══ TASK MATERIAL

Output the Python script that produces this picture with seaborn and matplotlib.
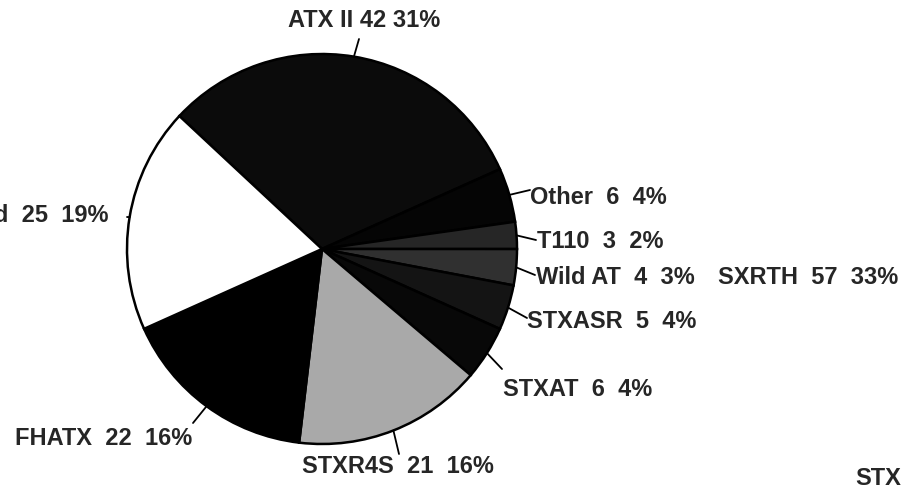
#!/usr/bin/env python3

import matplotlib

matplotlib.use("Agg")

import matplotlib.pyplot as plt
import numpy as np
import seaborn as sns

labels = ["ATX II", "Other", "T110", "Wild AT", "STXASR", "STXAT", "STXR4S", "FHATX", "Untreated"]
counts = [42, 6, 3, 4, 5, 6, 21, 22, 25]
percents = [31, 4, 2, 3, 4, 4, 16, 16, 19]
colors = ["#0b0b0b", "#050505", "#262626", "#303030", "#141414", "#080808", "#a9a9a9", "#000000", "#ffffff"]

# label layout in pixel coords: text x, text y, alignment, leader end x, leader end y
label_pos = [
    (364, 21, "center", 359, 39),
    (530, 198, "left", 530, 190),
    (537, 242, "left", 536, 240),
    (536, 277, "left", 535, 275),
    (527, 322, "left", 527, 318),
    (503, 390, "left", 502, 369),
    (302, 466, "left", 399, 454),
    (192, 438, "right", 193, 423),
    (108, 215, "right", 127, 217),
]

# pieces of neighbouring charts cut off by the scan
extra_texts = [("SXRTH  57  33%", 718, 277), ("STXR", 855, 478)]


def main():
    sns.set_style("white")
    plt.rcParams["font.family"] = ["Liberation Sans", "DejaVu Sans"]

    W, H = 902, 486
    fig = plt.figure(figsize=(W / 100, H / 100), dpi=100)
    ax = fig.add_axes([0, 0, 1, 1])

    cx, cy, r = 322, H - 249, 195
    wedges, _ = ax.pie(
        counts,
        colors=colors,
        startangle=137,
        counterclock=False,
        center=(cx, cy),
        radius=r,
        wedgeprops={"edgecolor": "black", "linewidth": 1.8},
        frame=True,
    )

    for i, w in enumerate(wedges):
        mid = np.deg2rad((w.theta1 + w.theta2) / 2)
        x0, y0 = cx + r * np.cos(mid), cy + r * np.sin(mid)
        tx, ty, ha, lx, ly = label_pos[i]
        ax.plot([x0, lx], [y0, H - ly], color="black", lw=1.3)
        text = f"{labels[i]}  {counts[i]}  {percents[i]}%"
        kw = {}
        if i == 0:
            text = f"{labels[i]} {counts[i]} {percents[i]}%"
            kw["family"] = ["Liberation Sans Narrow", "Liberation Sans"]
        ax.text(tx, H - ty, text, ha=ha, va="center", fontsize=17, fontweight="bold", **kw)

    for text, tx, ty in extra_texts:
        ax.text(tx, H - ty, text, ha="left", va="center", fontsize=17, fontweight="bold")

    ax.set_xlim(0, W)
    ax.set_ylim(0, H)
    ax.set_aspect("equal")
    ax.axis("off")

    plt.savefig("out.png", dpi=100)
    plt.close()


if __name__ == "__main__":
    main()
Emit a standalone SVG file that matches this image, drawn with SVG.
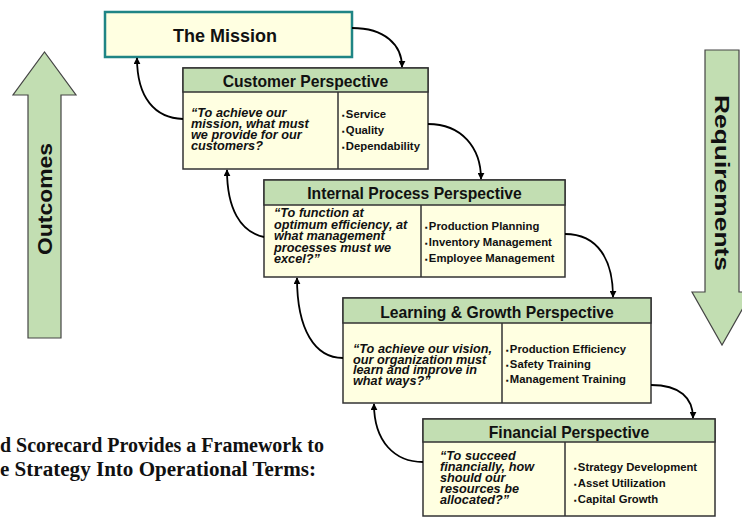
<svg xmlns="http://www.w3.org/2000/svg" width="742" height="518" viewBox="0 0 742 518">
  <defs>
    <marker id="tip" viewBox="0 0 10 10" refX="9" refY="5" markerWidth="7" markerHeight="7" markerUnits="userSpaceOnUse" orient="auto">
      <path d="M0,0 L10,5 L0,10 Z" fill="#000"/>
    </marker>
    <style>
      .body { fill: #ffffe1; stroke: #333; stroke-width: 1.5; }
      .head { fill: #c2deb2; stroke: #333; stroke-width: 1.5; }
      .div { stroke: #333; stroke-width: 1.5; }
      .htxt { font-family: "Liberation Sans", Arial, sans-serif; font-weight: bold; font-size: 15.7px; fill: #111; text-anchor: middle; }
      .q { font-family: "Liberation Sans", Arial, sans-serif; font-weight: bold; font-style: italic; font-size: 12.7px; fill: #111; }
      .b { font-family: "Liberation Sans", Arial, sans-serif; font-weight: bold; font-size: 11.3px; fill: #111; }
      .dot { font-size: 8px; }
      .big { fill: #c2deb2; stroke: #444; stroke-width: 1.2; }
      .bigtxt { font-family: "Liberation Sans", Arial, sans-serif; font-weight: bold; font-size: 20px; fill: #111; text-anchor: middle; }
      .link { fill: none; stroke: #000; stroke-width: 1.8; marker-end: url(#tip); }
      .cap { font-family: "Liberation Serif", "Times New Roman", serif; font-weight: bold; font-size: 20px; fill: #111; }
    </style>
  </defs>

  <!-- side arrows -->
  <g id="outcomes">
    <path class="big" d="M28,338 L28,95 L13,95 L44.5,52 L76,95 L61,95 L61,338 Z"/>
    <text class="bigtxt" transform="translate(51.5,199) rotate(-90)" textLength="112" lengthAdjust="spacingAndGlyphs">Outcomes</text>
  </g>
  <g id="requirements">
    <path class="big" d="M705,50 L739,50 L739,292 L752,292 L722,345 L692,292 L705,292 Z"/>
    <text class="bigtxt" transform="translate(715,183) rotate(90)" textLength="176" lengthAdjust="spacingAndGlyphs">Requirements</text>
  </g>

  <!-- mission -->
  <g id="mission">
    <rect x="105" y="12" width="247" height="45" fill="#ffffe1" stroke="#1f8585" stroke-width="2.5"/>
    <text x="225" y="41.5" font-family="Liberation Sans, Arial, sans-serif" font-weight="bold" font-size="18" fill="#111" text-anchor="middle">The Mission</text>
  </g>

  <!-- customer perspective -->
  <g id="customer">
    <rect class="body" x="183" y="68" width="245" height="101"/>
    <rect class="head" x="183" y="68" width="245" height="24"/>
    <line class="div" x1="338" y1="92" x2="338" y2="169"/>
    <text class="htxt" x="305.5" y="86.5">Customer Perspective</text>
    <text class="q">
      <tspan x="191" y="117">“To achieve our</tspan>
      <tspan x="191" y="128">mission, what must</tspan>
      <tspan x="191" y="139">we provide for our</tspan>
      <tspan x="191" y="150">customers?</tspan>
    </text>
    <text class="b">
      <tspan x="342" y="118" class="dot">▪</tspan><tspan dx="1">Service</tspan>
      <tspan x="342" y="134" class="dot">▪</tspan><tspan dx="1">Quality</tspan>
      <tspan x="342" y="150" class="dot">▪</tspan><tspan dx="1">Dependability</tspan>
    </text>
  </g>

  <!-- internal process perspective -->
  <g id="internal">
    <rect class="body" x="264" y="180" width="301" height="97"/>
    <rect class="head" x="264" y="180" width="301" height="25"/>
    <line class="div" x1="421" y1="205" x2="421" y2="277"/>
    <text class="htxt" x="414.5" y="199">Internal Process Perspective</text>
    <text class="q">
      <tspan x="274" y="217">“To function at</tspan>
      <tspan x="274" y="228.5">optimum efficiency, at</tspan>
      <tspan x="274" y="240">what management</tspan>
      <tspan x="274" y="251.5">processes must we</tspan>
      <tspan x="274" y="263">excel?”</tspan>
    </text>
    <text class="b">
      <tspan x="425" y="230" class="dot">▪</tspan><tspan dx="1">Production Planning</tspan>
      <tspan x="425" y="246" class="dot">▪</tspan><tspan dx="1">Inventory Management</tspan>
      <tspan x="425" y="261.5" class="dot">▪</tspan><tspan dx="1">Employee Management</tspan>
    </text>
  </g>

  <!-- learning & growth perspective -->
  <g id="learning">
    <rect class="body" x="343" y="298" width="308" height="105"/>
    <rect class="head" x="343" y="298" width="308" height="25"/>
    <line class="div" x1="502" y1="323" x2="502" y2="403"/>
    <text class="htxt" x="497" y="318">Learning &amp; Growth Perspective</text>
    <text class="q">
      <tspan x="353" y="353">“To achieve our vision,</tspan>
      <tspan x="353" y="363.7">our organization must</tspan>
      <tspan x="353" y="374.3">learn and improve in</tspan>
      <tspan x="353" y="385">what ways?”</tspan>
    </text>
    <text class="b">
      <tspan x="506" y="353" class="dot">▪</tspan><tspan dx="1">Production Efficiency</tspan>
      <tspan x="506" y="368" class="dot">▪</tspan><tspan dx="1">Safety Training</tspan>
      <tspan x="506" y="383" class="dot">▪</tspan><tspan dx="1">Management Training</tspan>
    </text>
  </g>

  <!-- financial perspective -->
  <g id="financial">
    <rect class="body" x="423" y="419" width="292" height="97"/>
    <rect class="head" x="423" y="419" width="292" height="23"/>
    <line class="div" x1="565" y1="442" x2="565" y2="516"/>
    <text class="htxt" x="569" y="438">Financial Perspective</text>
    <text class="q">
      <tspan x="440" y="460">“To succeed</tspan>
      <tspan x="440" y="471">financially, how</tspan>
      <tspan x="440" y="482">should our</tspan>
      <tspan x="440" y="493">resources be</tspan>
      <tspan x="440" y="504">allocated?”</tspan>
    </text>
    <text class="b">
      <tspan x="574" y="471" class="dot">▪</tspan><tspan dx="1">Strategy Development</tspan>
      <tspan x="574" y="487" class="dot">▪</tspan><tspan dx="1">Asset Utilization</tspan>
      <tspan x="574" y="503" class="dot">▪</tspan><tspan dx="1">Capital Growth</tspan>
    </text>
  </g>

  <!-- curved connectors -->
  <g id="connectors">
    <path class="link" d="M352,28 C385,28 402,45 402,67"/>
    <path class="link" d="M428,124 C462,124 481,148 481,179"/>
    <path class="link" d="M565,234 C598,234 613,260 613,297"/>
    <path class="link" d="M651,385 C680,385 693,398 693,418"/>
    <path class="link" d="M183,119 C155,118 137,98 137,58"/>
    <path class="link" d="M264,237 C240,232 227,208 227,170"/>
    <path class="link" d="M343,358 C315,358 297,330 297,278"/>
    <path class="link" d="M423,462 C395,462 374,442 374,404"/>
  </g>

  <!-- caption -->
  <g id="caption">
    <text class="cap" x="0" y="452" textLength="324" lengthAdjust="spacingAndGlyphs">d Scorecard Provides a Framework to</text>
    <text class="cap" x="0" y="476" textLength="316" lengthAdjust="spacingAndGlyphs">e Strategy Into Operational Terms:</text>
  </g>
</svg>
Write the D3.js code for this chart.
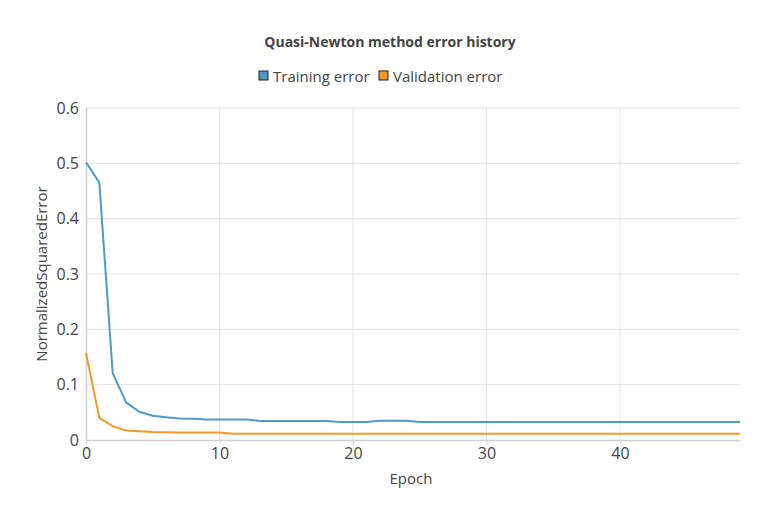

════

● WRITTEN PROBLEM
Begin with the first line of the records and repeat every line up to the one with "import seaborn as sns", counting that line too. Pictures are not part of the copy.

● EXERCISE ANSWER
Output the Python script that produces this picture with seaborn and matplotlib.
#!/usr/bin/env python3

import matplotlib

matplotlib.use("Agg")

import matplotlib.pyplot as plt
import numpy as np
import seaborn as sns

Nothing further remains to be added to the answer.